_Required work:_
Below this line are records; write out exactly the lines from the one containing "Reproduce this chart with matplotlib." through the one containing "9.2, 9.51, 9.92]", with the pictures left out.

[Records]
## Begin
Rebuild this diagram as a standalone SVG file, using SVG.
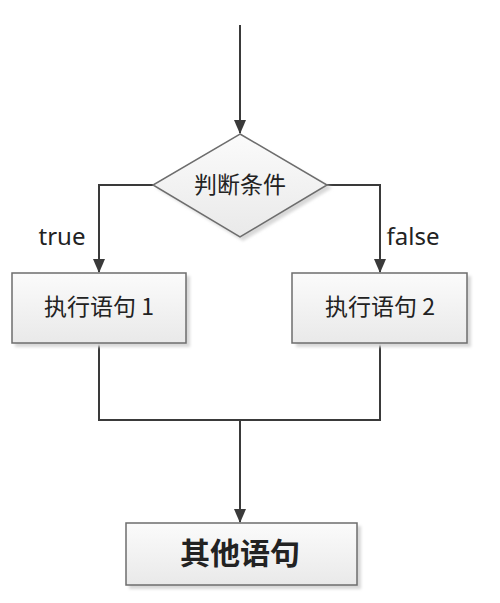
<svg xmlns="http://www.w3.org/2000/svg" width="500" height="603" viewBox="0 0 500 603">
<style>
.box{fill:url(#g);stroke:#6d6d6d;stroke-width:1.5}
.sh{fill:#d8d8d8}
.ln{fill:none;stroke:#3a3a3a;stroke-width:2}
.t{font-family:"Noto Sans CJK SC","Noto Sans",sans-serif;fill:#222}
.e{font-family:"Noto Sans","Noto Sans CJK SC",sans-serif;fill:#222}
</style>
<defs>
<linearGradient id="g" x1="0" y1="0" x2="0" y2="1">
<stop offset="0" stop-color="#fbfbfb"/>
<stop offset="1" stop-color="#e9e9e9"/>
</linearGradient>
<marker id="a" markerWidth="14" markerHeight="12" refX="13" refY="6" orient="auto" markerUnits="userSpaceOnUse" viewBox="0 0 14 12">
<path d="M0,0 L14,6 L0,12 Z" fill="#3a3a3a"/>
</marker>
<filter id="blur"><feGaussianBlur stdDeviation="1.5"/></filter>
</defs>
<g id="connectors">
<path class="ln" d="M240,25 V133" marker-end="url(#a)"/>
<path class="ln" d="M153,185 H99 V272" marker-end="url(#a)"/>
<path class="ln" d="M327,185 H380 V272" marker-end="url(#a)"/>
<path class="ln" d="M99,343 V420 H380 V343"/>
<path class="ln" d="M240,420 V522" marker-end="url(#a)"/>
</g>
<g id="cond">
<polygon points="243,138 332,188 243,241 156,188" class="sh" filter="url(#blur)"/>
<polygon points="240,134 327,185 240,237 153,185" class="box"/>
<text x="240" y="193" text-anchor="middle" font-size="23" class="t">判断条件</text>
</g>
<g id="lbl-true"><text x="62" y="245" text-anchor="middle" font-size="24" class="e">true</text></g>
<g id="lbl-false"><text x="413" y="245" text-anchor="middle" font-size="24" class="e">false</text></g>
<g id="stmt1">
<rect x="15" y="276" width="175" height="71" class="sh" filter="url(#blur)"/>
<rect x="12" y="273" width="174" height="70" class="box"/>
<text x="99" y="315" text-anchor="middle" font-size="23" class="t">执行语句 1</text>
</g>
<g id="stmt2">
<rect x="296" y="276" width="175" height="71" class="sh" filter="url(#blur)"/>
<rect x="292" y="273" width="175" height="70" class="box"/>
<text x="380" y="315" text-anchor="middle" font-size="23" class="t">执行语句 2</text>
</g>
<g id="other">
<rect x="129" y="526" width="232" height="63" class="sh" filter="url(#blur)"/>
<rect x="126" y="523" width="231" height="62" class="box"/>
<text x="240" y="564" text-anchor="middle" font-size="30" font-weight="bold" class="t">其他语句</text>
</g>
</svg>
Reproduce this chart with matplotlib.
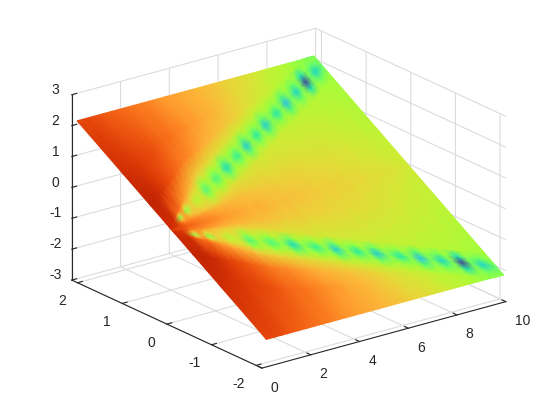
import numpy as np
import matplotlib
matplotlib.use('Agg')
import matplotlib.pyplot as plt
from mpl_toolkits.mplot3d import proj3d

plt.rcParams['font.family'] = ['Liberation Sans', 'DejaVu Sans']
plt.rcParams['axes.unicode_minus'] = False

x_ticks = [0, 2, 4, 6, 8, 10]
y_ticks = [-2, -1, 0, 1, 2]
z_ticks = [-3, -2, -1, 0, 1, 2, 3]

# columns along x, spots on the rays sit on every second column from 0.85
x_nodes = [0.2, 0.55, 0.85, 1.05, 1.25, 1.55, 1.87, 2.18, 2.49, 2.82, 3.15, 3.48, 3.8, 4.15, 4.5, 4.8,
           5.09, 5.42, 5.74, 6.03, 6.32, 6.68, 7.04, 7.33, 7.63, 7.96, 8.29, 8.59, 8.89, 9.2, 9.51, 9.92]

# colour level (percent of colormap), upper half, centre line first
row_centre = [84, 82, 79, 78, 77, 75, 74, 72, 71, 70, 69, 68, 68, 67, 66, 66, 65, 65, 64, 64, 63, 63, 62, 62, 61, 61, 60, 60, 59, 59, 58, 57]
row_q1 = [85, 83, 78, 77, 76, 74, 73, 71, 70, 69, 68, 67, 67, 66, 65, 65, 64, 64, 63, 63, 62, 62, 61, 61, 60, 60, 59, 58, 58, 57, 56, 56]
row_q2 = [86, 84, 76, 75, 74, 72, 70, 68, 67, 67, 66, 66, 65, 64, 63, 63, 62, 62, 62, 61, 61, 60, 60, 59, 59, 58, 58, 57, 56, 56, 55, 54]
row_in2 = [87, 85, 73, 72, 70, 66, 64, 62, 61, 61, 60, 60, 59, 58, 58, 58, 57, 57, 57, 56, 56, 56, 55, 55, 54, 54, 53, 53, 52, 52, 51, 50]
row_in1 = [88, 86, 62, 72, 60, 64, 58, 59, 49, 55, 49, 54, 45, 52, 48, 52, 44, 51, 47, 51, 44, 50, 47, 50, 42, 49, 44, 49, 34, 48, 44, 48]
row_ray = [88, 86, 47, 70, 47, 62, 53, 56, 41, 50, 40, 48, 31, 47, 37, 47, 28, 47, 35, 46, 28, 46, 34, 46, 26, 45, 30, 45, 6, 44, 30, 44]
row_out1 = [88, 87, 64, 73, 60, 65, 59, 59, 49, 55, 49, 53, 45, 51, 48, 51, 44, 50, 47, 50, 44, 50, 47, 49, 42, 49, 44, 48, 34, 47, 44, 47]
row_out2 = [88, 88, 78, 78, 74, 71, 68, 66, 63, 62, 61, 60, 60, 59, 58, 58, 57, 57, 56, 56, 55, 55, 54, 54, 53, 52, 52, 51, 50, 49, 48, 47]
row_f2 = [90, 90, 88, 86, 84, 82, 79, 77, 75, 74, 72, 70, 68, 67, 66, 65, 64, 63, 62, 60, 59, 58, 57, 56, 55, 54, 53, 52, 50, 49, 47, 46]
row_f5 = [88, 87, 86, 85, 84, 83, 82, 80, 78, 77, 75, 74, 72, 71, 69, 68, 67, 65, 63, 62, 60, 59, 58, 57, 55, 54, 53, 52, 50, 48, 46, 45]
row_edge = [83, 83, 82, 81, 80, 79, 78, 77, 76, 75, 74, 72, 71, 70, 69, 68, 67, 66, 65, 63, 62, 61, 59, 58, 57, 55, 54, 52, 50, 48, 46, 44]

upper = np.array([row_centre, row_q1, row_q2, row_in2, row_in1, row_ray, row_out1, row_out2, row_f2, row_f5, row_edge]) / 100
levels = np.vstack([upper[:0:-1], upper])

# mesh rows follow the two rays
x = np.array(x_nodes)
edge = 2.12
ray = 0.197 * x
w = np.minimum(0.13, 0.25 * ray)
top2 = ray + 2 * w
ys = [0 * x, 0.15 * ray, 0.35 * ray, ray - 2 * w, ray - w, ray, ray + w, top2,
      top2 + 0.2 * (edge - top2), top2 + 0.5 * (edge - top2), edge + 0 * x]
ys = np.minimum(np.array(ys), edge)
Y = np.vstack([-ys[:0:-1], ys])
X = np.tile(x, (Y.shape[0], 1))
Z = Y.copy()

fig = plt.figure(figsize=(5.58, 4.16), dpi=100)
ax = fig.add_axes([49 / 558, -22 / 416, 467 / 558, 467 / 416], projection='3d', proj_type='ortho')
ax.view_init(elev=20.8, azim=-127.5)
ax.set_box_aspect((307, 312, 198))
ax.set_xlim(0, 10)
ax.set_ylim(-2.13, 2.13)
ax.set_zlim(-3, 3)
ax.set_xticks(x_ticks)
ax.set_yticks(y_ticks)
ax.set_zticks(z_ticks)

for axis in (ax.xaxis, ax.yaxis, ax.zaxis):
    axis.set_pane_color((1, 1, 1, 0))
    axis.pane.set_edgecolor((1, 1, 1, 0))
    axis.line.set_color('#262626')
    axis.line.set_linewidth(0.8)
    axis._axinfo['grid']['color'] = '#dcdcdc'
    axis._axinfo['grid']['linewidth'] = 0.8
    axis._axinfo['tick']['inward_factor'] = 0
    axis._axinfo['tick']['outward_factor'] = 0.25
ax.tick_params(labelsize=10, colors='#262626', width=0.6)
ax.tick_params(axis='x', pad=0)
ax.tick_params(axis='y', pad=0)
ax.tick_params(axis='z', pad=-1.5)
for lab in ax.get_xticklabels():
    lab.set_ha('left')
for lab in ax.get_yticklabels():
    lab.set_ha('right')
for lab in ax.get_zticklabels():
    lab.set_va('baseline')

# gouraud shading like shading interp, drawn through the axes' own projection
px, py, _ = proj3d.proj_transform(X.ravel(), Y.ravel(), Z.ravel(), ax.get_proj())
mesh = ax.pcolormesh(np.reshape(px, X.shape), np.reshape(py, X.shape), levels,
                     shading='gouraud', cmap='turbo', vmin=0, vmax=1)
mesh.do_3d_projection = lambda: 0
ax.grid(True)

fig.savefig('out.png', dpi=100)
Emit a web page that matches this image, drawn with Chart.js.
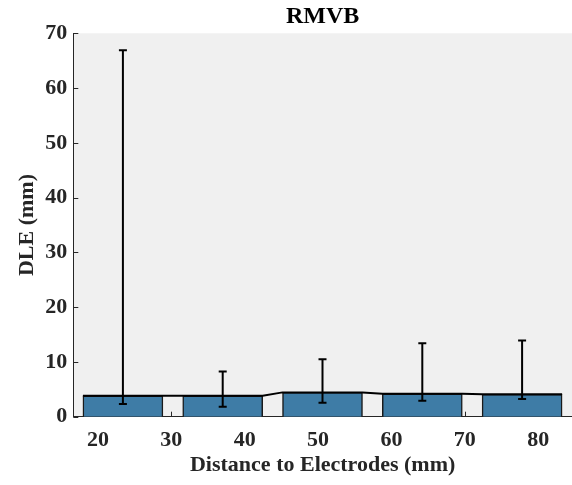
## End
_Solved exercise:_
Reproduce this chart with matplotlib.
import numpy as np
import matplotlib
matplotlib.use('Agg')
import matplotlib.pyplot as plt
from mpl_toolkits.mplot3d import proj3d

plt.rcParams['font.family'] = ['Liberation Sans', 'DejaVu Sans']
plt.rcParams['axes.unicode_minus'] = False

x_ticks = [0, 2, 4, 6, 8, 10]
y_ticks = [-2, -1, 0, 1, 2]
z_ticks = [-3, -2, -1, 0, 1, 2, 3]

# columns along x, spots on the rays sit on every second column from 0.85
x_nodes = [0.2, 0.55, 0.85, 1.05, 1.25, 1.55, 1.87, 2.18, 2.49, 2.82, 3.15, 3.48, 3.8, 4.15, 4.5, 4.8,
           5.09, 5.42, 5.74, 6.03, 6.32, 6.68, 7.04, 7.33, 7.63, 7.96, 8.29, 8.59, 8.89, 9.2, 9.51, 9.92]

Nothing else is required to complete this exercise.